The Lord be with you!
This is the second Sunday after Epiphany and the color is green.
On Monday, January 16, we celebrate the National Holiday of Martin Luther King Jr.’s Birthday.
I am sharing the Godly Play story about Matin Luther King Jr., a man who believed in peace, friendship, equality and love. We remember Martin because he had a dream, a dream that African Americans will be treated the same as everyone else and because he courageously traveled everywhere to make this dream come true through peaceful protest.
Have a good week. Be Safe.
The Rev. Martin Luther King Jr.
This is the story of Martin Luther King Jr. We remember him during the time of the color green.
Martin was born on January 15, 1929, in Atlanta, Georgia. His mother and father called him Michael after his father, but when he was five his father changed his name and Martin’s name to “Martin Luther King” to honor the great German Reformer from the sixteenth century. Martin Luther fought to make the world better, and they did too.
Martin had an older sister and a younger brother. His father gathered the family for dinner every night at 6:00 p.m. and led them in lively discussions about God and the world. “Daddy King” felt it was important to discuss serious things with his children, even when they were very young. They often talked about how all people should be treated with respect.
Martin’s mother also talked with the children about important things. When Martin was six, his best friend, who was white, told him that his parents said they couldn’t play together anymore. This confused Martin. He became sad and angry. His mother took him on her lap and told him about slavery and prejudice, which is when someone doesn’t like you just because they don’t like the color of your skin. She reminded him that there are places in the Bible where the people of God overcame slavery and prejudice. He could too.
When Martin grew up, he became a Baptist minister like his father and grandfather. He also began to work to change things so that African Americans would be treated the same as everyone else. No one knew how real change might begin until one day in 1955 in Montgomery, Alabama. An African American woman named Rosa Parks refused to give up her seat on a bus for a white person. This changed everything.
In those days, buses were divided into white, mixed, and black sections. She was sitting in the mixed section, but by law black people still had to move to the back of the bus when told to. The bus driver told her to move to make room for some white people. The other black people moved, but Rosa didn’t. She wasn’t tired, she said, only tired of giving in to unjust laws. She was arrested, and African Americans became angry when they heard about it.
Martin helped the black people of Montgomery fight back peacefully. They stopped taking the bus. This way no one was hurt by fighting, and the bus company lost money. Black people walked to work for 381 days, sometimes many miles.
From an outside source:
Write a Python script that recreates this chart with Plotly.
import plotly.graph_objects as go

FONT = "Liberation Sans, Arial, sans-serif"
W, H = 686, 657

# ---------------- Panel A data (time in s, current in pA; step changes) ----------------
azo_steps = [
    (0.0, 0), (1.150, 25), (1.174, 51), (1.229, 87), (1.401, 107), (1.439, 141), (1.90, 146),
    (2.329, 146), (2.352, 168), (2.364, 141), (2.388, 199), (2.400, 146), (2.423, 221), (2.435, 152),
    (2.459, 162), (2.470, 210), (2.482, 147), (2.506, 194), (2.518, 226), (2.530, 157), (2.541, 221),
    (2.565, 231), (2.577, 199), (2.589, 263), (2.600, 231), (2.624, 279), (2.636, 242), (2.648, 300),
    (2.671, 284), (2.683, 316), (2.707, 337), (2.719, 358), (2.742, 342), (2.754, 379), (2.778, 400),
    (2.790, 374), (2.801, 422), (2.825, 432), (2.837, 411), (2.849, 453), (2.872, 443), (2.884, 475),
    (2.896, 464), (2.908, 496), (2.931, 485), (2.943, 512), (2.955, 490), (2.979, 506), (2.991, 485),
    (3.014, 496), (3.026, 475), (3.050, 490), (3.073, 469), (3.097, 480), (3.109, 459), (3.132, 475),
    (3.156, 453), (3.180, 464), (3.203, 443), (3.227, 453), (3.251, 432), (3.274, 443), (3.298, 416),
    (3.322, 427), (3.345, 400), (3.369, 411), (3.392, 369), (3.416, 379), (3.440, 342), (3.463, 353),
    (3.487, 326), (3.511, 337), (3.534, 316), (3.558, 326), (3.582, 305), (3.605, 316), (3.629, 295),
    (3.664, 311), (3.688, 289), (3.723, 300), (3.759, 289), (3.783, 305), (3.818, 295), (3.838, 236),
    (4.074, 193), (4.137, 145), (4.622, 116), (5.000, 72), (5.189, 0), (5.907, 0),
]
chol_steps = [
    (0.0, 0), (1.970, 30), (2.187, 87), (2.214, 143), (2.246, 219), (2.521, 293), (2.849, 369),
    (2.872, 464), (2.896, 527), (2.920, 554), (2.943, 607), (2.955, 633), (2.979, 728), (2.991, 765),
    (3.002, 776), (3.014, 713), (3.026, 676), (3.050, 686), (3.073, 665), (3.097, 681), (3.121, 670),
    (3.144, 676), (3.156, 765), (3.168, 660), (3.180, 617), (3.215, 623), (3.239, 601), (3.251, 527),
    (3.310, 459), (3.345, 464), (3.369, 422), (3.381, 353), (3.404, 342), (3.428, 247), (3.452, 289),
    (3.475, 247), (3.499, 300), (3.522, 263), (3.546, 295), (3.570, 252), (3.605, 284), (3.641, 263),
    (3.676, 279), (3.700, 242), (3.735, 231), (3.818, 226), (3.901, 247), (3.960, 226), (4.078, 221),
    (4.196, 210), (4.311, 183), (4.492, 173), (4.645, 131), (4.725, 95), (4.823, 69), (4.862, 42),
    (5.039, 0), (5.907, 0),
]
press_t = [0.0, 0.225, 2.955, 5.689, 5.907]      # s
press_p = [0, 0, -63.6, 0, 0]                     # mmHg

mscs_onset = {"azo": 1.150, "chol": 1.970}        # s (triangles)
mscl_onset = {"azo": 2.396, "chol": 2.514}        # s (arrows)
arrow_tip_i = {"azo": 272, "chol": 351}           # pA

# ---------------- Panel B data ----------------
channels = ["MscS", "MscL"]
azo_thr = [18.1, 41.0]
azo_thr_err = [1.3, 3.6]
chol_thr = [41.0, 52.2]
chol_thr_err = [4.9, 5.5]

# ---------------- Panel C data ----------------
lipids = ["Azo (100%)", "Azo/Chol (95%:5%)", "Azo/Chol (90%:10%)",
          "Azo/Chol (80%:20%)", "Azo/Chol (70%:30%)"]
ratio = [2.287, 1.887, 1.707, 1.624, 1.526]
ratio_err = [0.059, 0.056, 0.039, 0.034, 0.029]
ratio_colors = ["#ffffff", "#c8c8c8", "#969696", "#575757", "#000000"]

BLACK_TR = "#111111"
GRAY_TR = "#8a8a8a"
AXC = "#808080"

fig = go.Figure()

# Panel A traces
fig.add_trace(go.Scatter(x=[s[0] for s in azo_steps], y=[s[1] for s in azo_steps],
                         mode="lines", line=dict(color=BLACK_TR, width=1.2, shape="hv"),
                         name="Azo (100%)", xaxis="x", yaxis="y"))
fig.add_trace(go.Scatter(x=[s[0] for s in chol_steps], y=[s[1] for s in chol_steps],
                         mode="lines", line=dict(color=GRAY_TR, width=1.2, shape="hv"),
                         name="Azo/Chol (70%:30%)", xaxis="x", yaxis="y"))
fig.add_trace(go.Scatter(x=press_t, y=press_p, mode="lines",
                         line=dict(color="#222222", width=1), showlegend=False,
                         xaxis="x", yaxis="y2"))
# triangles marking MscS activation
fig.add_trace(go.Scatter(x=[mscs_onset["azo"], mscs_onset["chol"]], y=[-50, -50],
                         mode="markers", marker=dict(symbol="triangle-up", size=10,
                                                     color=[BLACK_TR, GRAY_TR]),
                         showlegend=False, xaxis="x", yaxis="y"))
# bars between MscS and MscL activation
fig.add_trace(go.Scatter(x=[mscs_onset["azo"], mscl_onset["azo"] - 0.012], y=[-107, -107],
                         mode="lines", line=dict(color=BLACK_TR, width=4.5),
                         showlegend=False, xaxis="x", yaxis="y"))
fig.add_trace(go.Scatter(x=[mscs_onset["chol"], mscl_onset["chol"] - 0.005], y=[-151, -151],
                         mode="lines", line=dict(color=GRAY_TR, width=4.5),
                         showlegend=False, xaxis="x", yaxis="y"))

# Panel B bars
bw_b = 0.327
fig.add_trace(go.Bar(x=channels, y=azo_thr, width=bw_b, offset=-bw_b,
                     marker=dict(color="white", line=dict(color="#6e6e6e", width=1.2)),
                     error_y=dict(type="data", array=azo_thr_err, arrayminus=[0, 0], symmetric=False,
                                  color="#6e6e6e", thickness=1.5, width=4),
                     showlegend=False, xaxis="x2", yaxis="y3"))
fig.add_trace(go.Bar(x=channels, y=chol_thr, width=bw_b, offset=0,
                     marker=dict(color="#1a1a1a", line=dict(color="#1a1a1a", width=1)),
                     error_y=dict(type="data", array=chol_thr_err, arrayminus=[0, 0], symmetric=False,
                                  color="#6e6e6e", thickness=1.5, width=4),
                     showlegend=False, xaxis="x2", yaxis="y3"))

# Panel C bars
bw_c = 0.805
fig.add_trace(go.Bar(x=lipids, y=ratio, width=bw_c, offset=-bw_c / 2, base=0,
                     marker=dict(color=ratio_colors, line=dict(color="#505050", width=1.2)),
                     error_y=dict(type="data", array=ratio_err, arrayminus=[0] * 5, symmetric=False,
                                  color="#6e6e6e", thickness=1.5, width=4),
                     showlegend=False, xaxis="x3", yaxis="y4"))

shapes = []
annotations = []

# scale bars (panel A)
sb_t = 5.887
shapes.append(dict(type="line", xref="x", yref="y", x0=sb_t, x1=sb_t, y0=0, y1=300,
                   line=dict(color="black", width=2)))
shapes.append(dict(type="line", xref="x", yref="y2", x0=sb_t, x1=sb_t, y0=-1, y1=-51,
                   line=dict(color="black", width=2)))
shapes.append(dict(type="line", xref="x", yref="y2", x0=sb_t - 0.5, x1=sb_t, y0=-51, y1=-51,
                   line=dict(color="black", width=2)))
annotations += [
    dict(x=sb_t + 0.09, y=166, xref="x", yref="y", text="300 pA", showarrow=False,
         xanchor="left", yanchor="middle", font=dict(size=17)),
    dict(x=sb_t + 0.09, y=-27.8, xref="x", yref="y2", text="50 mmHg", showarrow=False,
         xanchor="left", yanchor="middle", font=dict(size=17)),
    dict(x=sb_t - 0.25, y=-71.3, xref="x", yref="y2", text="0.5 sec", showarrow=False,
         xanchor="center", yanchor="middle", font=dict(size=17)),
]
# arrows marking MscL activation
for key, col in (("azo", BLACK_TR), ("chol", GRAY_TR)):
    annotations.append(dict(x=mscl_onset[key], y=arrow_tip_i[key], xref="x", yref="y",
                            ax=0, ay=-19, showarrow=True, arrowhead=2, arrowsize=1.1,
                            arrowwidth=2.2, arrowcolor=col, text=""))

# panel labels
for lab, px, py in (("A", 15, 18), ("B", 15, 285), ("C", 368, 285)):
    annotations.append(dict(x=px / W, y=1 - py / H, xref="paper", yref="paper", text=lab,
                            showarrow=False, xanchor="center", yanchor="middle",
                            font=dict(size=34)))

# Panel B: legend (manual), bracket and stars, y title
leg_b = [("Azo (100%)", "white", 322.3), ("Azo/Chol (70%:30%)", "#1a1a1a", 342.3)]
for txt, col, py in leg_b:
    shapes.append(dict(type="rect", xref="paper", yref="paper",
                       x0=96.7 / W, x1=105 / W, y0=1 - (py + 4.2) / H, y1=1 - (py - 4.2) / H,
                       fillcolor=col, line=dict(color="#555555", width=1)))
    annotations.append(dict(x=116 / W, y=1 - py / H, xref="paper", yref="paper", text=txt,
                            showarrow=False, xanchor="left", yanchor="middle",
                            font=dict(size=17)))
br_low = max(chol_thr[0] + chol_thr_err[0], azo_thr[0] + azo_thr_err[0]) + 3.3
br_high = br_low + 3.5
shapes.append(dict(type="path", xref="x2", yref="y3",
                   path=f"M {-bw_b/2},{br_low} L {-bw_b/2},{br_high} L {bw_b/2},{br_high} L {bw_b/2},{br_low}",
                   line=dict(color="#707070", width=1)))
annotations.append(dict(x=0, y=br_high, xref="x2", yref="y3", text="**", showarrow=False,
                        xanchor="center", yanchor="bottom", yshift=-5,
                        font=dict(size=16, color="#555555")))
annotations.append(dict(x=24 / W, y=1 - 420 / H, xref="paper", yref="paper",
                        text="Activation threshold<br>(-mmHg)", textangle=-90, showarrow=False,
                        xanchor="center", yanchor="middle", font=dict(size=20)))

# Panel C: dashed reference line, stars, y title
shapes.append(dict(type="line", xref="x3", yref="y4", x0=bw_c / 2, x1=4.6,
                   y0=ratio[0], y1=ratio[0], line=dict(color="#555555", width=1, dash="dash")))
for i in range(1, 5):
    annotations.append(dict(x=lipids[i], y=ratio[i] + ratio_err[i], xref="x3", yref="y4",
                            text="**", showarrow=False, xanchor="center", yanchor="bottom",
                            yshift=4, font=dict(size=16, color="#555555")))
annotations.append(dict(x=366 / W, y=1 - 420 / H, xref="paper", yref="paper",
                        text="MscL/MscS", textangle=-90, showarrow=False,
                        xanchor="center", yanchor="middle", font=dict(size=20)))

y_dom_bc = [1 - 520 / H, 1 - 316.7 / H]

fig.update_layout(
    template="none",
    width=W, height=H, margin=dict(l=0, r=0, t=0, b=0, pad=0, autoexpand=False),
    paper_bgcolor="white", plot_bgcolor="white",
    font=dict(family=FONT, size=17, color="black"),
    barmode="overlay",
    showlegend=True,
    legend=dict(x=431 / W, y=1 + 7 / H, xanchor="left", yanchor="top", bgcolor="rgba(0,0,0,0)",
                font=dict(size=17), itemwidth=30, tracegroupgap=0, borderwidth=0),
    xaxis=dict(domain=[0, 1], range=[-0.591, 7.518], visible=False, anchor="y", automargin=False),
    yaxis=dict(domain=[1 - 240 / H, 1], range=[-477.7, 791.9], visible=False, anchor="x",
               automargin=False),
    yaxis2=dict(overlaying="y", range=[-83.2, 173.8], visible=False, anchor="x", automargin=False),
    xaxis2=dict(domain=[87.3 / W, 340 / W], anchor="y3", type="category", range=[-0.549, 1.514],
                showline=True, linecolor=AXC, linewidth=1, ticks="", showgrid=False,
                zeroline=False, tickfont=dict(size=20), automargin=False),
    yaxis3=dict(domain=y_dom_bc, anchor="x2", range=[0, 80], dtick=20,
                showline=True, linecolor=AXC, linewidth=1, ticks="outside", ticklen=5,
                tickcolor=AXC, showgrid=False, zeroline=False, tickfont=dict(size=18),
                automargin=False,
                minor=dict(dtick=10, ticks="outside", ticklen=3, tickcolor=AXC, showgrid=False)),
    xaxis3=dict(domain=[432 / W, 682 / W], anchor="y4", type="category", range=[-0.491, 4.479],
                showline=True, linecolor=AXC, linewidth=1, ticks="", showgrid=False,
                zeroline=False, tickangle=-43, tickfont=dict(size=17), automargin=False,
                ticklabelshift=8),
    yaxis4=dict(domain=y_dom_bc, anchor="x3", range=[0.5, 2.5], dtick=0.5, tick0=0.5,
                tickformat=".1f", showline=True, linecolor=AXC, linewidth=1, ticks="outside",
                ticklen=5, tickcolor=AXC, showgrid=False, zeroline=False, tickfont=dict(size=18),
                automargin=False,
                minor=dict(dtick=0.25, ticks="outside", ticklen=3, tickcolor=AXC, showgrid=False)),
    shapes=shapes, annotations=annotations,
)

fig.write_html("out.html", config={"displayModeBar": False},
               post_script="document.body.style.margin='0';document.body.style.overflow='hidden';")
Do you know what happened? The city changed the law that forced black people to sit in the back of the bus. They could sit anywhere they wanted to. This was the first of many peaceful protests Martin organized that changed America forever.
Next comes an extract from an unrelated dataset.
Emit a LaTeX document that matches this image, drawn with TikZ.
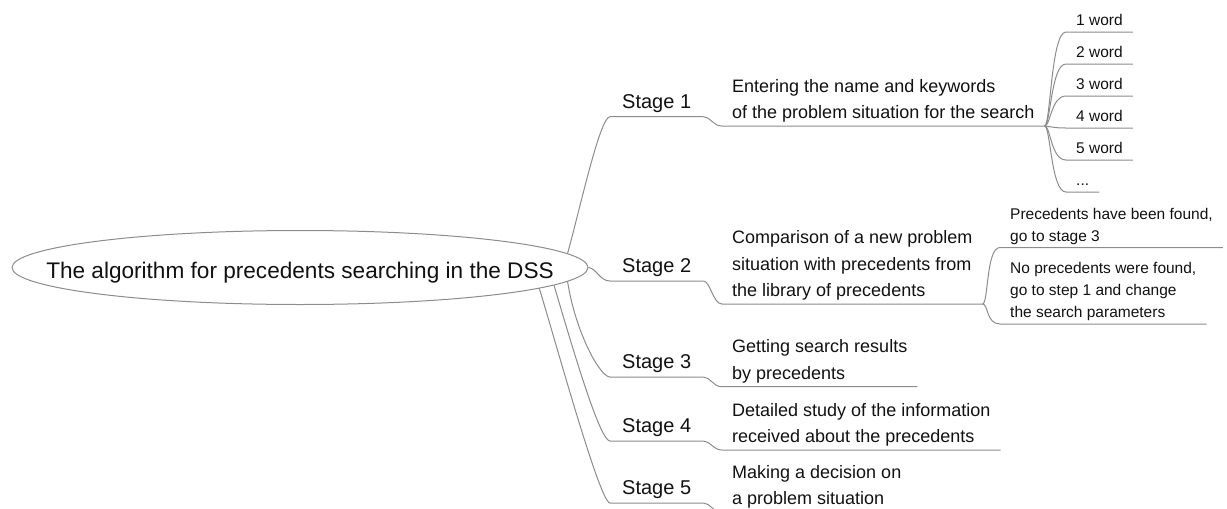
\documentclass[tikz,border=0pt]{standalone}
\usepackage{fontspec}
\setmainfont{Liberation Sans}
\usetikzlibrary{shapes.geometric}
\definecolor{mmline}{HTML}{8C8C8C}
\definecolor{mmtext}{HTML}{111111}
\tikzset{
  branch/.style={draw=mmline,line width=1pt},
  topic/.style={ellipse,draw=mmline,line width=1pt,minimum width=576pt,minimum height=74pt,inner sep=0pt,font=\fontsize{22.6}{27}\selectfont,text=mmtext},
  foot/.style={inner ysep=0pt,anchor=south west,align=left,text=mmtext,execute at end node={\rule[-#1]{0pt}{0pt}}},
  stagelbl/.style={foot=8pt,inner xsep=12pt,font=\fontsize{20}{24}\selectfont},
  stagetxt/.style={foot=7.5pt,inner xsep=10pt,font=\fontsize{18}{26.3}\selectfont},
  leaf/.style={foot=6.3pt,inner xsep=10pt,font=\fontsize{15.5}{22}\selectfont},
}

\begin{document}
\begin{tikzpicture}[x=1pt,y=-1pt]
  \useasboundingbox (0,0) rectangle (1227,509);
  \node[topic] (root) at (300,267.5) {\makebox[0pt]{\raisebox{-10.8pt}[0pt][0pt]{The algorithm for precedents searching in the DSS}}};
  % stages
  \node[stagelbl] (s1) at (610,116.7) {Stage 1};
  \node[stagelbl] (s2) at (610,281) {Stage 2};
  \node[stagelbl] (s3) at (610,377) {Stage 3};
  \node[stagelbl] (s4) at (610,441) {Stage 4};
  \node[stagelbl] (s5) at (610,503) {Stage 5};
  \node[stagetxt] (d1) at (722,126) {Entering the name and keywords\\of the problem situation for the search};
  \node[stagetxt] (d2) at (722,304) {Comparison of a new problem\\situation with precedents from\\the library of precedents};
  \node[stagetxt] (d3) at (722,386.7) {Getting search results\\by precedents};
  \node[stagetxt] (d4) at (722,450) {Detailed study of the information\\received about the precedents};
  \node[stagetxt] (d5) at (722,512.5) {Making a decision on\\a problem situation};
  \draw[branch] (root.3.2) .. controls +(13,-47) and +(-10,0) .. (s1.south west) -- (s1.south east);
  \draw[branch] (root.east) .. controls +(8,1) and +(-10,0) .. (s2.south west) -- (s2.south east);
  \draw[branch] (root.357.7) .. controls +(8,51) and +(-10,0) .. (s3.south west) -- (s3.south east);
  \draw[branch] (root.356.5) .. controls +(20,68) and +(-10,0) .. (s4.south west) -- (s4.south east);
  \draw[branch] (root.355.1) .. controls +(18,59) and +(-10,0) .. (s5.south west) -- (s5.south east);
  \foreach \i in {1,...,5}
    \draw[branch] (s\i.south east) .. controls +(7,0) and +(-9,0) .. (d\i.south west) -- (d\i.south east);
  % keywords
  \foreach \i in {1,...,5} {
    \node[leaf] (w\i) at (1066,{32*\i}) {\i\ word};
    \draw[branch] (d1.south east) .. controls +(6,0) and +(-15,0) .. (w\i.south west) -- (w\i.south east);}
  \node[leaf] (w6) at (1066,192) {...};
  \draw[branch] (d1.south east) .. controls +(6,0) and +(-15,0) .. (w6.south west) -- (w6.south east);
  % outcomes of stage 2
  \node[leaf] (p1) at (1000,247.5) {Precedents have been found,\\go to stage 3};
  \node[leaf] (p2) at (1000,324) {No precedents were found,\\go to step 1 and change\\the search parameters};
  \draw[branch] (d2.south east) .. controls +(6,0) and +(-14,0) .. (p1.south west) -- (p1.south east);
  \draw[branch] (d2.south east) .. controls +(6,0) and +(-14,0) .. (p2.south west) -- (p2.south east);
\end{tikzpicture}
\end{document}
Working for change is never easy. It takes courage and faith. Many people were mean to Martin and his family. Someone tried to blow up their house. Many tried to scare them with their words, but also with knives and guns. Many black people wanted to fight back, but Martin never gave in. He said, “Peaceful actions will bring peaceful solutions.” Even so he was arrested and placed in jail twenty-nine times for trying to change things by protesting against unjust laws.
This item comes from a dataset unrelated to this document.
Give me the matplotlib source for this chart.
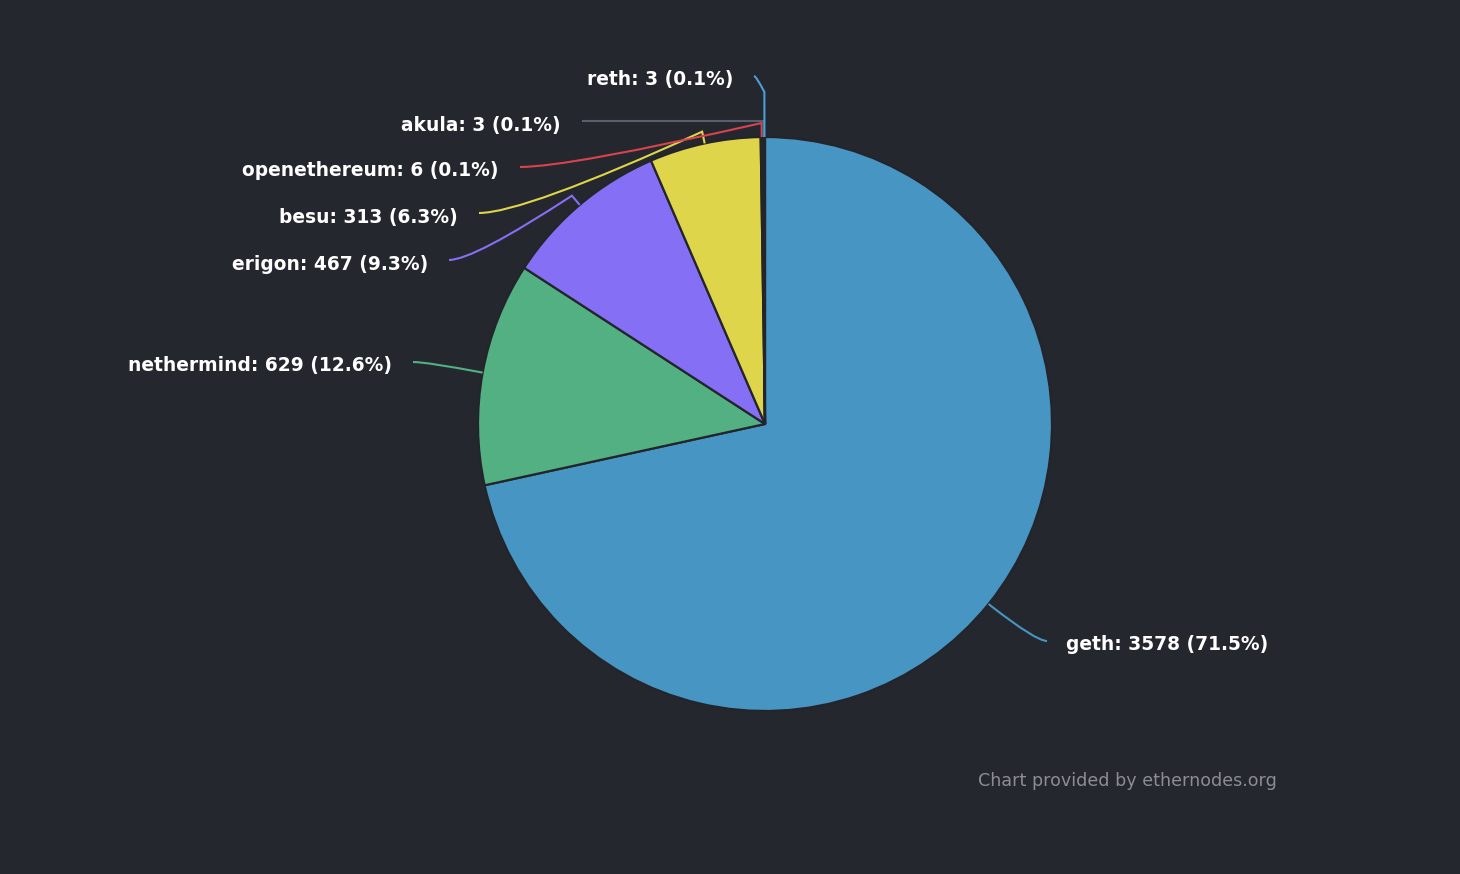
import numpy as np
import matplotlib.pyplot as plt
from matplotlib.path import Path
from matplotlib.patches import PathPatch

# data #
clients = ['geth', 'nethermind', 'erigon', 'besu', 'openethereum', 'akula', 'reth']
nodes = [3578, 629, 467, 313, 6, 3, 3]
pcts = [71.5, 12.6, 9.3, 6.3, 0.1, 0.1, 0.1]
colors = ['#4795c3', '#53b083', '#846ff5', '#dfd54a', '#d8434e', '#5a5f6e', '#4a9fd4']

# layout (pixels, y down) #
W, H = 1460, 874
cx, cy, R = 765, 424, 287
label_end = [(1047, 641), (413, 362), (449, 260), (479, 213), (520, 167), (582, 121), (754, 76)]
knee_d = [4, 2, 12, 12, 14, 16, 45]
bg = '#25272e'

fig = plt.figure(figsize=(W/100, H/100), dpi=100, facecolor=bg)
ax = fig.add_axes([0, 0, 1, 1])
ax.set_facecolor(bg)

def Y(y):
    return H - y

wedges, _ = ax.pie(nodes, colors=colors, startangle=90, counterclock=False,
                   center=(cx, Y(cy)), radius=R,
                   wedgeprops=dict(edgecolor='#23252b', linewidth=1.6))
ax.set_xlim(0, W)
ax.set_ylim(0, H)
ax.set_aspect('equal')
ax.axis('off')

total = sum(nodes)
cum = np.cumsum([0] + nodes) / total
for i, name in enumerate(clients):
    mid = (cum[i] + cum[i+1]) / 2 * 2 * np.pi
    dx, dy = np.sin(mid), np.cos(mid)  # dy is up
    sx, sy = cx + R*dx, Y(cy) + R*dy
    kx, ky = cx + (R + knee_d[i])*dx, Y(cy) + (R + knee_d[i])*dy
    ex, ey = label_end[i][0], Y(label_end[i][1])
    ctrl = (ex + 0.2*(kx - ex), ey)
    verts = [(sx, sy), (kx, ky), ctrl, (ex, ey)]
    codes = [Path.MOVETO, Path.LINETO, Path.CURVE3, Path.CURVE3]
    ax.add_patch(PathPatch(Path(verts, codes), fill=False, edgecolor=colors[i], lw=1.5))
    txt = f'{name}: {nodes[i]} ({pcts[i]}%)'
    if ex > cx:
        ax.text(ex + 19, ey - 4, txt, ha='left', va='center', color='white',
                fontsize=13.4, fontweight='bold', family='DejaVu Sans')
    else:
        ax.text(ex - 21, ey - 4, txt, ha='right', va='center', color='white',
                fontsize=13.4, fontweight='bold', family='DejaVu Sans')

ax.text(1277, Y(781), 'Chart provided by ethernodes.org', ha='right', va='center',
        color='#8b8d93', fontsize=12.6, family='DejaVu Sans')

plt.savefig('out.png', facecolor=bg)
In 1963 a huge crowd of people came to Washington, DC, to march for jobs and freedom. That’s when Martin made his most famous speech. He said, “I have dream” to call people to be thankful to God and to work to make the dream for freedom to come true for everyone.
Martin said, “I have a dream that my four little children will one day live in a nation where they will not to be judged by the color of their skin, but by the content of their character.” This was also the year that he won the Nobel Peace Prize at age thirty-four. The next year, the Civil Rights Act made much of his dream into law.
But Martin kept on. He traveled the country working for change until one day in 1968 he was killed. He was in Memphis, Tennessee, working to organize another peaceful march. He was buried in Atlanta, where he was born.
We remember Martin because of his dream that African Americans will be treated the same as everyone else and because he courageously traveled everywhere to make this dream come true through peaceful protest.